Woodcuts from Gerard’s Herbal © Bodleian Library

You may like to read these other stories by Margaret Willes

A Brief Account of East End Garden History

8 Responses leave one →
  1. Catherine Halloran permalink
    June 17, 2020

    Thank you. This was a fascinating post. I miss the old Culpepper shops.

  2. Jill Wilson permalink
    June 17, 2020

    Very interesting as I have recently got into the books of CJ Sansom which are set in the time of Henry VIII. One of the main characters is an ex monk kicked out during the dissolution of the monasteries who has set himself up as an apothecary in London, and so there is a lot about his various unguents and cures. He also has to nurse one character back to health who has been nearly killed by a so called Physician who had prescribed purging and blood letting…eek!

    All this with the background of plague, small pox and people being burnt at the stake by the likes of Thomas Cromwell and Bishop Bonner… and we think we live I difficult times!

  3. June 17, 2020

    I’m looking forward to reading this book – sounds fascinating.

  4. June 17, 2020

    Reminds me that a cousin published a lovely facsimile of Crispin de Pass’ herbal ‘Hortus floridus’ of 1614 in the 1930s, so I went to look for it and it’s vanished …

  5. June 17, 2020

    Lovely Paintings of Herbs. I Really Enjoyed Them!!????????

  6. June 18, 2020

    Interesting that the first herb mentioned in the time of Covid is a remedy against Covid in Madagascar. Controversed of course as are any herbal remedies in emerging countries but Artemisia has been used successfully as an anti-malarial in the past and some anti-malarial have been used with a high degree of success to fight the new disease.

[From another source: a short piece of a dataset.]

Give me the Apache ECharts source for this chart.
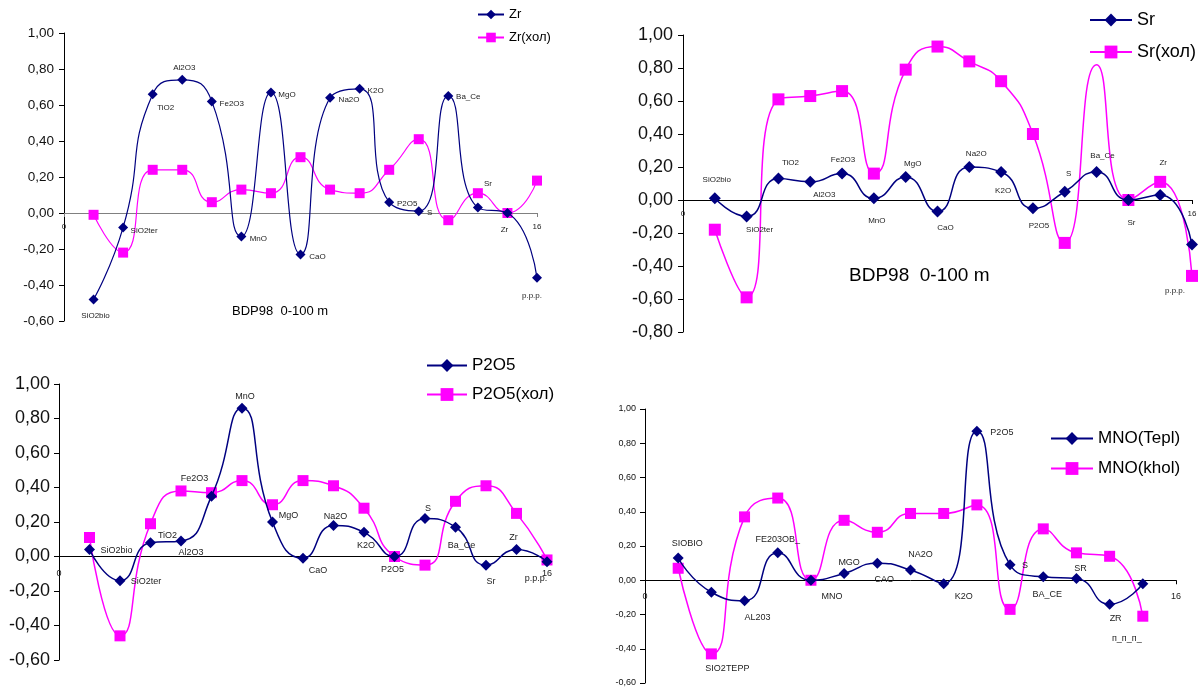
<!DOCTYPE html>
<html><head><meta charset="utf-8">
<script src="https://cdn.jsdelivr.net/npm/echarts@6/dist/echarts.min.js"></script>
<style>html,body{margin:0;padding:0;background:#fff}#c{width:1200px;height:693px}</style>
</head><body><div id="c"></div>
<script>
// ---------- DATA ----------
const catsOx = ['SiO2bio','SiO2ter','TiO2','Al2O3','Fe2O3','MnO','MgO','CaO','Na2O','K2O','P2O5','S','Ba_Ce','Sr','Zr','p.p.p.'];
const catsMno = ['SIOBIO','SIO2TEPP','AL203','FE203OB_','MNO','MGO','CAO','NA2O','K2O','P2O5','S','BA_CE','SR','ZR','п_п_п_'];

const zrTepl = [-0.48,-0.08,0.66,0.74,0.62,-0.13,0.67,-0.23,0.64,0.69,0.06,0.01,0.65,0.03,0.00,-0.36];
const zrKhol = [-0.01,-0.22,0.24,0.24,0.06,0.13,0.11,0.31,0.13,0.11,0.24,0.41,-0.04,0.11,0.00,0.18];

const srTepl = [0.01,-0.10,0.13,0.11,0.16,0.01,0.14,-0.07,0.20,0.17,-0.05,0.05,0.17,0.00,0.03,-0.27];
const srKhol = [-0.18,-0.59,0.61,0.63,0.66,0.16,0.79,0.93,0.84,0.72,0.40,-0.26,0.82,0.00,0.11,-0.46];

const p2o5Tepl = [0.04,-0.14,0.08,0.09,0.35,0.86,0.20,-0.01,0.18,0.14,0.00,0.22,0.17,-0.05,0.04,-0.03];
const p2o5Khol = [0.11,-0.46,0.19,0.38,0.37,0.44,0.30,0.44,0.41,0.28,0.00,-0.05,0.32,0.41,0.25,-0.02];

const mnoTepl = [0.13,-0.07,-0.12,0.16,0.00,0.04,0.10,0.06,-0.02,0.87,0.09,0.02,0.01,-0.14,-0.02];
const mnoKhol = [0.07,-0.43,0.37,0.48,0.00,0.35,0.28,0.39,0.39,0.44,-0.17,0.30,0.16,0.14,-0.21];

const titleText = 'BDP98  0-100 m';
const xMin = 0, xMax = 16;
const yMins = [-0.6, -0.8, -0.6, -0.6];
const yMax = 1;

// ---------- LAYOUT ----------
const grids = [
  { left: 64, top: 33, width: 473, height: 288 },
  { left: 683, top: 35, width: 509, height: 297 },
  { left: 59, top: 384, width: 488, height: 276 },
  { left: 645, top: 409, width: 531, height: 274 }
];

// label offsets from the point (px)
const offA = [[2,16],[21,3],[13,14],[2,-12],[20,2],[17,2],[16,2],[17,2],[19,2],[16,2],[18,2],[11,2],[20,1],[10,-24],[-3,17],[-5,18]];
const offB = [[2,-19],[13,13],[12,-16],[14,13],[1,-14],[3,22],[7,-13],[8,16],[7,-13],[2,19],[6,18],[4,-18],[6,-16],[3,23],[3,-32],[-17,46]];
const offC = [[27,1],[26,1],[17,-7],[10,12],[-17,-18],[3,-12],[16,-6],[15,12],[2,-9],[2,13],[-2,13],[3,-10],[6,18],[5,16],[-3,-12],[-11,17]];
const offD = [[9,-14],[16,76],[13,17],[0,-13],[21,16],[5,-11],[7,16],[10,-15],[20,13],[25,1],[15,1],[4,18],[4,-10],[6,14],[-16,55]];

const FONT = '"Liberation Sans", Arial, sans-serif';
const NAVY = '#000080', MAG = '#FF00FF';

const fmtY = v => v.toFixed(2).replace('.', ',');

function mkData(vals, offs, hideIdx) {
  return vals.map((v, i) => {
    const it = { value: [i + 1, v] };
    if (offs) it.label = { offset: offs[i] };
    if (hideIdx !== undefined && hideIdx === i) it.symbol = 'none';
    return it;
  });
}

function xAx(gi, color, fs, margin) {
  const g = grids[gi], mn = yMins[gi];
  // place the category axis on the value 0 of the y scale
  const off = -g.height * (0 - mn) / (yMax - mn);
  return {
    gridIndex: gi, type: 'value', min: xMin, max: xMax, interval: 16,
    position: 'bottom', offset: off,
    axisLine: { onZero: false, lineStyle: { color: color, width: 1 } },
    axisTick: { show: true, length: 4, lineStyle: { color: color } },
    axisLabel: { fontSize: fs, color: '#222', fontFamily: FONT, margin: margin },
    splitLine: { show: false }
  };
}
function yAx(gi, fs, margin) {
  return {
    gridIndex: gi, type: 'value', min: yMins[gi], max: yMax, interval: 0.2,
    axisLine: { show: true, onZero: false, lineStyle: { color: '#000', width: 1 } },
    axisTick: { show: true, length: 5, lineStyle: { color: '#000' } },
    axisLabel: { fontSize: fs, color: '#111', fontFamily: FONT, margin: margin, formatter: fmtY },
    splitLine: { show: false }
  };
}
function ser(name, gi, data, cats, color, symbol, sSize, lw, labFs) {
  return {
    type: 'line', name: name, xAxisIndex: gi, yAxisIndex: gi, data: data,
    smooth: 0.55, clip: false, symbol: symbol, symbolSize: sSize,
    lineStyle: { color: color, width: lw }, itemStyle: { color: color },
    label: cats ? {
      show: true, position: 'inside', align: 'center', verticalAlign: 'middle',
      formatter: p => cats[p.dataIndex], fontSize: labFs, color: '#222', fontFamily: FONT
    } : { show: false },
    emphasis: { disabled: true }, animation: false, z: color === NAVY ? 3 : 2
  };
}
function leg(names, left, top, iw, ih, gap, fs) {
  return {
    data: names, left: left, top: top, orient: 'vertical', padding: 0,
    itemWidth: iw, itemHeight: ih, itemGap: gap, selectedMode: false,
    textStyle: { fontSize: fs, fontFamily: FONT, color: '#000', lineHeight: ih }
  };
}

const chart = echarts.init(document.getElementById('c'), null, { renderer: 'canvas' });
chart.setOption({
  backgroundColor: '#fff',
  animation: false,
  title: [
    { text: titleText, left: 232, top: 305, padding: 0, textStyle: { fontSize: 13, fontWeight: 'normal', fontFamily: FONT, color: '#000' } },
    { text: titleText, left: 849, top: 266, padding: 0, textStyle: { fontSize: 19, fontWeight: 'normal', fontFamily: FONT, color: '#000' } }
  ],
  legend: [
    leg(['Zr', 'Zr(хол)'], 477, 8, 26, 12, 10, 13),
    leg(['Sr', 'Sr(хол)'], 1089, 11, 42, 16, 14, 18),
    leg(['P2O5', 'P2O5(хол)'], 426, 357, 40, 16, 12, 17),
    leg(['MNO(Tepl)', 'MNO(khol)'], 1050, 430, 42, 16, 13, 17)
  ],
  grid: grids,
  xAxis: [
    xAx(0, '#808080', 8, 10),
    xAx(1, '#000', 8, 10),
    xAx(2, '#000', 9, 13),
    xAx(3, '#000', 9, 12)
  ],
  yAxis: [
    yAx(0, 13.5, 10),
    yAx(1, 18, 10),
    yAx(2, 18, 9),
    yAx(3, 9, 9)
  ],
  series: [
    ser('Zr(хол)', 0, mkData(zrKhol), null, MAG, 'rect', 10, 1.2),
    ser('Zr', 0, mkData(zrTepl, offA), catsOx, NAVY, 'diamond', 10, 1.2, 8),
    ser('Sr(хол)', 1, mkData(srKhol, null, 12), null, MAG, 'rect', 12, 1.5),
    ser('Sr', 1, mkData(srTepl, offB), catsOx, NAVY, 'diamond', 12, 1.5, 8),
    ser('P2O5(хол)', 2, mkData(p2o5Khol), null, MAG, 'rect', 11, 1.5),
    ser('P2O5', 2, mkData(p2o5Tepl, offC), catsOx, NAVY, 'diamond', 11, 1.5, 9),
    ser('MNO(khol)', 3, mkData(mnoKhol), null, MAG, 'rect', 11, 1.5),
    ser('MNO(Tepl)', 3, mkData(mnoTepl, offD), catsMno, NAVY, 'diamond', 11, 1.5, 9)
  ]
});
</script></body></html>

  7. Jonathan van Halbert permalink
    June 19, 2020

    As a child I found Herbs and thier books fascinating. I am fortunate in having an early 18th Century Edition. on this subject .. I do not need to visit the British Library. In order write such a book. I am not sure of the Benefits of recycling this ancient knowledge unless it is wholly accurate and attributed..

  8. Suzy permalink
    July 4, 2020

    Ahhh Margaret. Thoroughly enjoyed this read. I’ve become happily obsessed and absorbed in hedgerow apothecary and foraging during lockdown. I want to learn more and took my first class (via Zoom) this morning with the delightful Nat Mady of Hackney Herbal. Your blog here was a really nice accoutrement to today’s learning. Thank you! ?????
    PS. I made Meadowsweet cordial this week. I think our hunter gathering ancestors must turn in their graves at the knowledge we’ve lost over the centuries of natural remedies.